--- begin PROVIDED MATERIAL ---
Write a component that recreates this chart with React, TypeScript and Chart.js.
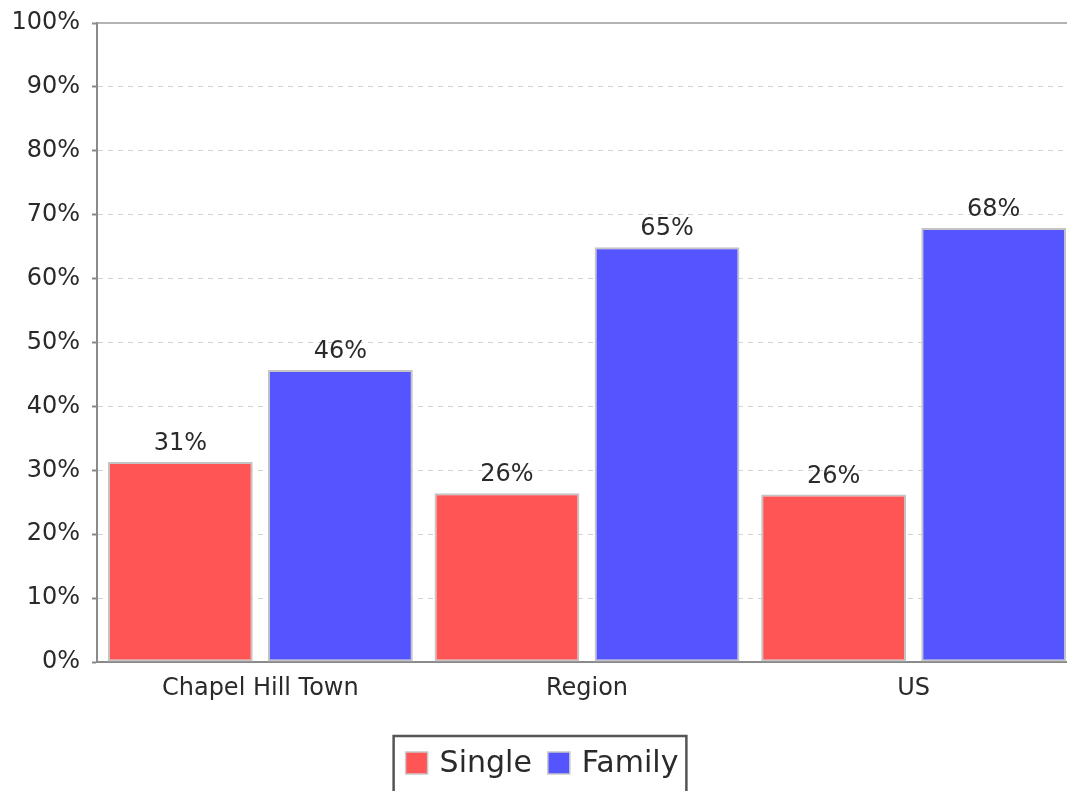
import React, { useEffect, useRef } from "react";
import { Chart, registerables } from "chart.js";

Chart.register(...registerables);

const categories = ["Chapel Hill Town", "Region", "US"];
const seriesNames = ["Single", "Family"];
const singleValues = [31.3, 26.4, 26.2];
const familyValues = [45.7, 64.9, 67.9];
const seriesColors = ["#FF5555", "#5555FF"];
const yMin = 0;
const yMax = 100;
const yStep = 10;

const FONT = "'DejaVu Sans', 'Liberation Sans', sans-serif";
const TEXT = "#2a2a2a";
const CANVAS_W = 1077;
const CANVAS_H = 791;

export default function App() {
  const ref = useRef<HTMLCanvasElement | null>(null);

  useEffect(() => {
    const canvas = ref.current;
    if (!canvas) return;

    const valueLabels = {
      id: "valueLabels",
      afterDatasetsDraw(chart: any) {
        const ctx = chart.ctx;
        ctx.save();
        ctx.font = `24px ${FONT}`;
        ctx.fillStyle = TEXT;
        ctx.textAlign = "center";
        ctx.textBaseline = "alphabetic";
        chart.data.datasets.forEach((ds: any, di: number) => {
          const meta = chart.getDatasetMeta(di);
          meta.data.forEach((bar: any, i: number) => {
            const v = ds.data[i] as number;
            ctx.fillText(`${Math.round(v)}%`, bar.x, bar.y - 12);
          });
        });
        ctx.restore();
      },
    };

    const outline = {
      id: "outline",
      afterDraw(chart: any) {
        const { ctx, chartArea } = chart;
        ctx.save();
        ctx.strokeStyle = "#9a9a9a";
        ctx.lineWidth = 1.5;
        ctx.beginPath();
        ctx.moveTo(chartArea.left, chartArea.top);
        ctx.lineTo(chartArea.right, chartArea.top);
        ctx.stroke();
        ctx.restore();
      },
    };

    const boxLegend = {
      id: "boxLegend",
      afterDraw(chart: any) {
        const ctx = chart.ctx;
        ctx.save();
        ctx.font = `30px ${FONT}`;
        const sw = 22;
        const gapSwText = 12;
        const gapItems = 16;
        const padL = 12;
        const padR = 8;
        const items = chart.data.datasets.map((ds: any) => ({
          label: ds.label as string,
          color: ds.backgroundColor as string,
          w: ctx.measureText(ds.label).width,
        }));
        let total = padL + padR;
        items.forEach((it: any, i: number) => {
          total += sw + gapSwText + it.w + (i > 0 ? gapItems : 0);
        });
        const left = chart.width / 2 - total / 2 + 1.5;
        const top = 736;
        ctx.strokeStyle = "#555555";
        ctx.lineWidth = 2.5;
        ctx.strokeRect(left, top, total, 80);
        let x = left + padL;
        const cy = 763;
        items.forEach((it: any) => {
          ctx.fillStyle = it.color;
          ctx.fillRect(x, cy - sw / 2, sw, sw);
          ctx.strokeStyle = "#c8c8c8";
          ctx.lineWidth = 1.5;
          ctx.strokeRect(x, cy - sw / 2, sw, sw);
          x += sw + gapSwText;
          ctx.fillStyle = TEXT;
          ctx.textAlign = "left";
          ctx.textBaseline = "middle";
          ctx.fillText(it.label, x, cy + 1);
          x += it.w + gapItems;
        });
        ctx.restore();
      },
    };

    const barStyle = {
      borderColor: "#c4c4c4",
      borderWidth: 2,
      borderSkipped: false,
      categoryPercentage: 0.98,
      barPercentage: 0.905,
    };

    const chart = new Chart(canvas, {
      type: "bar",
      data: {
        labels: categories,
        datasets: [
          {
            label: seriesNames[0],
            data: singleValues,
            backgroundColor: seriesColors[0],
            ...barStyle,
          },
          {
            label: seriesNames[1],
            data: familyValues,
            backgroundColor: seriesColors[1],
            ...barStyle,
          },
        ],
      },
      options: {
        responsive: false,
        animation: false,
        layout: { padding: { top: 23, right: 0, left: 0, bottom: 0 } },
        plugins: {
          legend: { display: false },
          tooltip: { enabled: false },
          title: { display: false },
        },
        scales: {
          x: {
            grid: { display: false, drawTicks: false },
            border: { display: true, color: "#8a8a8a", width: 2 },
            ticks: {
              color: TEXT,
              font: { family: FONT, size: 24 },
              padding: 12,
              maxRotation: 0,
            },
            afterFit(scale: any) {
              scale.height = 129;
            },
          },
          y: {
            min: yMin,
            max: yMax,
            grid: {
              color: (c: any) =>
                c.tick && (c.tick.value === yMax || c.tick.value === yMin)
                  ? "rgba(0,0,0,0)"
                  : "#d2d2d2",
              lineWidth: 1,
              drawTicks: true,
              tickLength: 5,
              tickColor: "#8a8a8a",
              tickWidth: 2,
            },
            border: { display: true, color: "#8a8a8a", width: 2, dash: [5, 5] },
            ticks: {
              stepSize: yStep,
              color: TEXT,
              font: { family: FONT, size: 24 },
              padding: 12,
              callback: (v: any) => `${v}%`,
            },
            afterFit(scale: any) {
              scale.width = 97;
              scale.paddingTop = 0;
              scale.paddingBottom = 0;
            },
          },
        },
      },
      plugins: [valueLabels, outline, boxLegend],
    });

    return () => chart.destroy();
  }, []);

  return (
    <canvas
      ref={ref}
      width={CANVAS_W}
      height={CANVAS_H}
      style={{ position: "fixed", left: 0, top: 0, width: CANVAS_W, height: CANVAS_H }}
    />
  );
}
--- end PROVIDED MATERIAL ---
TASK TO COMPLETE:
Working from the lines above, reproduce the material exactly and exclude its pictures.

WRITTEN SOLUTION:
Write a component that recreates this chart with React, TypeScript and Chart.js.
import React, { useEffect, useRef } from "react";
import { Chart, registerables } from "chart.js";

Chart.register(...registerables);

const categories = ["Chapel Hill Town", "Region", "US"];
const seriesNames = ["Single", "Family"];
const singleValues = [31.3, 26.4, 26.2];
const familyValues = [45.7, 64.9, 67.9];
const seriesColors = ["#FF5555", "#5555FF"];
const yMin = 0;
const yMax = 100;
const yStep = 10;

const FONT = "'DejaVu Sans', 'Liberation Sans', sans-serif";
const TEXT = "#2a2a2a";
const CANVAS_W = 1077;
const CANVAS_H = 791;

export default function App() {
  const ref = useRef<HTMLCanvasElement | null>(null);

  useEffect(() => {
    const canvas = ref.current;
    if (!canvas) return;

    const valueLabels = {
      id: "valueLabels",
      afterDatasetsDraw(chart: any) {
        const ctx = chart.ctx;
        ctx.save();
        ctx.font = `24px ${FONT}`;
        ctx.fillStyle = TEXT;
        ctx.textAlign = "center";
        ctx.textBaseline = "alphabetic";
        chart.data.datasets.forEach((ds: any, di: number) => {
          const meta = chart.getDatasetMeta(di);
          meta.data.forEach((bar: any, i: number) => {
            const v = ds.data[i] as number;
            ctx.fillText(`${Math.round(v)}%`, bar.x, bar.y - 12);
          });
        });
        ctx.restore();
      },
    };

    const outline = {
      id: "outline",
      afterDraw(chart: any) {
        const { ctx, chartArea } = chart;
        ctx.save();
        ctx.strokeStyle = "#9a9a9a";
        ctx.lineWidth = 1.5;
        ctx.beginPath();
        ctx.moveTo(chartArea.left, chartArea.top);
        ctx.lineTo(chartArea.right, chartArea.top);
        ctx.stroke();
        ctx.restore();
      },
    };

    const boxLegend = {
      id: "boxLegend",
      afterDraw(chart: any) {
        const ctx = chart.ctx;
        ctx.save();
        ctx.font = `30px ${FONT}`;
        const sw = 22;
        const gapSwText = 12;
        const gapItems = 16;
        const padL = 12;
        const padR = 8;
        const items = chart.data.datasets.map((ds: any) => ({
          label: ds.label as string,
          color: ds.backgroundColor as string,
          w: ctx.measureText(ds.label).width,
        }));
        let total = padL + padR;
        items.forEach((it: any, i: number) => {
          total += sw + gapSwText + it.w + (i > 0 ? gapItems : 0);
        });
        const left = chart.width / 2 - total / 2 + 1.5;
        const top = 736;
        ctx.strokeStyle = "#555555";
        ctx.lineWidth = 2.5;
        ctx.strokeRect(left, top, total, 80);
        let x = left + padL;
        const cy = 763;
        items.forEach((it: any) => {
          ctx.fillStyle = it.color;
          ctx.fillRect(x, cy - sw / 2, sw, sw);
          ctx.strokeStyle = "#c8c8c8";
          ctx.lineWidth = 1.5;
          ctx.strokeRect(x, cy - sw / 2, sw, sw);
          x += sw + gapSwText;
          ctx.fillStyle = TEXT;
          ctx.textAlign = "left";
          ctx.textBaseline = "middle";
          ctx.fillText(it.label, x, cy + 1);
          x += it.w + gapItems;
        });
        ctx.restore();
      },
    };

    const barStyle = {
      borderColor: "#c4c4c4",
      borderWidth: 2,
      borderSkipped: false,
      categoryPercentage: 0.98,
      barPercentage: 0.905,
    };

    const chart = new Chart(canvas, {
      type: "bar",
      data: {
        labels: categories,
        datasets: [
          {
            label: seriesNames[0],
            data: singleValues,
            backgroundColor: seriesColors[0],
            ...barStyle,
          },
          {
            label: seriesNames[1],
            data: familyValues,
            backgroundColor: seriesColors[1],
            ...barStyle,
          },
        ],
      },
      options: {
        responsive: false,
        animation: false,
        layout: { padding: { top: 23, right: 0, left: 0, bottom: 0 } },
        plugins: {
          legend: { display: false },
          tooltip: { enabled: false },
          title: { display: false },
        },
        scales: {
          x: {
            grid: { display: false, drawTicks: false },
            border: { display: true, color: "#8a8a8a", width: 2 },
            ticks: {
              color: TEXT,
              font: { family: FONT, size: 24 },
              padding: 12,
              maxRotation: 0,
            },
            afterFit(scale: any) {
              scale.height = 129;
            },
          },
          y: {
            min: yMin,
            max: yMax,
            grid: {
              color: (c: any) =>
                c.tick && (c.tick.value === yMax || c.tick.value === yMin)
                  ? "rgba(0,0,0,0)"
                  : "#d2d2d2",
              lineWidth: 1,
              drawTicks: true,
              tickLength: 5,
              tickColor: "#8a8a8a",
              tickWidth: 2,
            },
            border: { display: true, color: "#8a8a8a", width: 2, dash: [5, 5] },
            ticks: {
              stepSize: yStep,
              color: TEXT,
              font: { family: FONT, size: 24 },
              padding: 12,
              callback: (v: any) => `${v}%`,
            },
            afterFit(scale: any) {
              scale.width = 97;
              scale.paddingTop = 0;
              scale.paddingBottom = 0;
            },
          },
        },
      },
      plugins: [valueLabels, outline, boxLegend],
    });

    return () => chart.destroy();
  }, []);

  return (
    <canvas
      ref={ref}
      width={CANVAS_W}
      height={CANVAS_H}
      style={{ position: "fixed", left: 0, top: 0, width: CANVAS_W, height: CANVAS_H }}
    />
  );
}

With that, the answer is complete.